In my previous Big Idea entry, I talked about The Grandmother Paradox and how the title of that second book in my Place in Time novella series just seemed to fit perfectly from the very beginning. When it came time to write the third book, though, (which follows 18 years after the events of the second book but can be read as a standalone) The Cassandra Complex wasn’t the first title I had in mind.
When looking at where the characters in the first two books had been and how I’d used the different aspects of time travel to shape their stories to this point, I had a couple “big ideas” in mind.

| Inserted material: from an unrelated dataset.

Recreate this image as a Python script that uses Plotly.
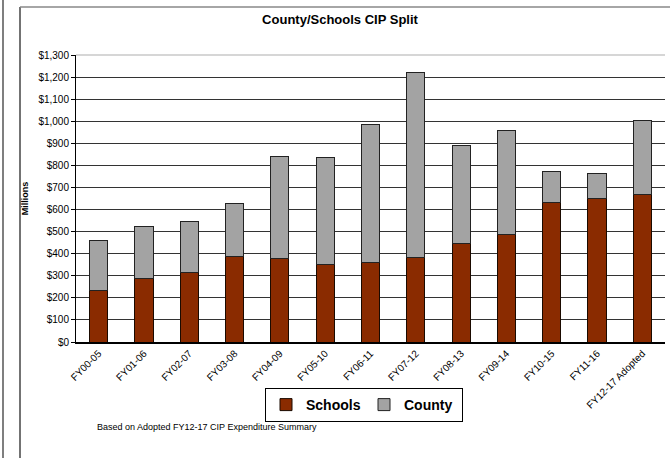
import plotly.graph_objects as go

categories = ["FY00-05", "FY01-06", "FY02-07", "FY03-08", "FY04-09", "FY05-10",
              "FY06-11", "FY07-12", "FY08-13", "FY09-14", "FY10-15", "FY11-16",
              "FY12-17 Adopted"]
schools = [234, 288, 317, 388, 376, 349, 358, 382, 448, 489, 631, 650, 670]
county = [225, 233, 229, 238, 466, 487, 625, 841, 444, 469, 143, 115, 335]
y_ticks = list(range(0, 1301, 100))
y_tick_labels = ["${:,}".format(v) for v in y_ticks]

W, H = 670, 458
L, R, T, B = 76, 665, 55, 342

def px(x):
    return (x - L) / (R - L)

def py(y):
    return (B - y) / (B - T)

fig = go.Figure()
fig.add_trace(go.Bar(x=categories, y=schools, name="<b>Schools</b>",
                     marker=dict(color="#8A2B00", line=dict(color="#1a0a00", width=1))))
fig.add_trace(go.Bar(x=categories, y=county, name="<b>County</b>",
                     marker=dict(color="#A3A3A3", line=dict(color="#222222", width=1))))

fig.update_layout(
    barmode="stack",
    bargap=0.6,
    width=W, height=H,
    margin=dict(l=L, r=W - R, t=T, b=H - B, autoexpand=False),
    paper_bgcolor="white",
    plot_bgcolor="white",
    font=dict(family="Arial, Liberation Sans, sans-serif", color="black", size=9),
    title=dict(text="<b>County/Schools CIP Split</b>", x=340 / W, xanchor="center",
               y=1 - 19 / H, yanchor="middle", font=dict(size=13)),
    showlegend=True,
    legend=dict(orientation="h", x=px(364), xanchor="center", y=py(405), yanchor="middle",
                bordercolor="black", borderwidth=1, font=dict(size=14),
                itemwidth=30, entrywidth=53, tracegroupgap=0, traceorder="normal"),
    xaxis=dict(tickangle=-45, showline=True, linecolor="black", linewidth=1.5,
               tickfont=dict(size=10), ticks=""),
    yaxis=dict(range=[0, 1300], tickmode="array", tickvals=y_ticks, ticktext=y_tick_labels,
               showgrid=True, gridcolor="#333333", gridwidth=1,
               showline=True, linecolor="black", linewidth=1,
               ticks="outside", ticklen=4, tickcolor="black",
               tickfont=dict(size=10),
               title=dict(text="<b>Millions</b>", font=dict(size=9), standoff=8)),
)

fig.add_annotation(text="Based on Adopted FY12-17 CIP Expenditure Summary",
                   xref="paper", yref="paper", x=px(95), y=py(427),
                   xanchor="left", yanchor="middle", showarrow=False, font=dict(size=9))

# top gray gridline at 1300
fig.add_shape(type="line", xref="paper", yref="paper", x0=0, x1=1, y0=1, y1=1,
              line=dict(color="#c8c8c8", width=1.5))
# outer frames
fig.add_shape(type="line", xref="paper", yref="paper", x0=px(3), x1=px(3), y0=py(0), y1=py(460),
              line=dict(color="#555555", width=1.5))
fig.add_shape(type="line", xref="paper", yref="paper", x0=px(20), x1=px(20), y0=py(7), y1=py(460),
              line=dict(color="#444444", width=1.5))
fig.add_shape(type="line", xref="paper", yref="paper", x0=px(20), x1=px(672), y0=py(7), y1=py(7),
              line=dict(color="#888888", width=1.5))

fig.write_html("out.html", config={"displayModeBar": False},
               post_script="document.body.style.margin='0';")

First, I knew that based on how book two ended, I had to send my new protagonist back in time from her home in the 22nd century to live in the early 20th century in order to keep the timeline straight. I also knew that both protagonists from the previous books had been striving to preserve the established timeline, so for this one, I wanted to do something different. The main character of this book is younger and less experienced in time travel than the previous ones, and it shows. She’s got her own ideas about what the past should look like and isn’t likely to listen to anyone else’s advice – especially that of her parents or older brother. Thus, instead of keeping her head down and keeping the timeline intact, this latest time traveler in the series sets out to make some important changes.
The working title I used for this manuscript was The Compossibility Theory. Compossibility refers to whether two things can exist or happen together, and I’d initially set out to discover whether my main character could change the past without changing so much that she’d cease to exist. Depending on which theory of time travel you subscribe to, this had the potential to create an alternate universe or could cause a reality-destroying paradox. But as I started plotting and writing and putting together her adventures in the past, my protagonist ran into a problem that I wasn’t entirely expecting – a problem which changed the story’s trajectory and, eventually, the title as well.
No one believed her.
And who could blame them? Any time traveler is going to have a hard time convincing people that they’re from the future, and in the year 1914, an 18-year-old girl wasn’t likely to be taken seriously about anything – much less the existence of time travel and warnings about the future. Thus, I had a new problem for my main character to solve – one that lands her in quite a bit of trouble.
That left only the problem of the title. The Compossibility Theory didn’t fit so well anymore now that my Big Idea had taken me in a different direction than I’d anticipated. So I turned to the past for my inspiration.
In Greek mythology, Cassandra was a Trojan princess. She was given the gift of prophecy by her admirer, Apollo, but then when she refused his advances, he cursed her so that no one would ever believe any of her prophecies – including ones regarding the destruction of Troy. Today, a “Cassandra complex” refers to when someone’s valid warnings or concerns are dismissed, which is exactly the sort of struggle my main character is up against. One quick name change, and I had the perfect title to a story all about a time traveler trying to make her voice heard.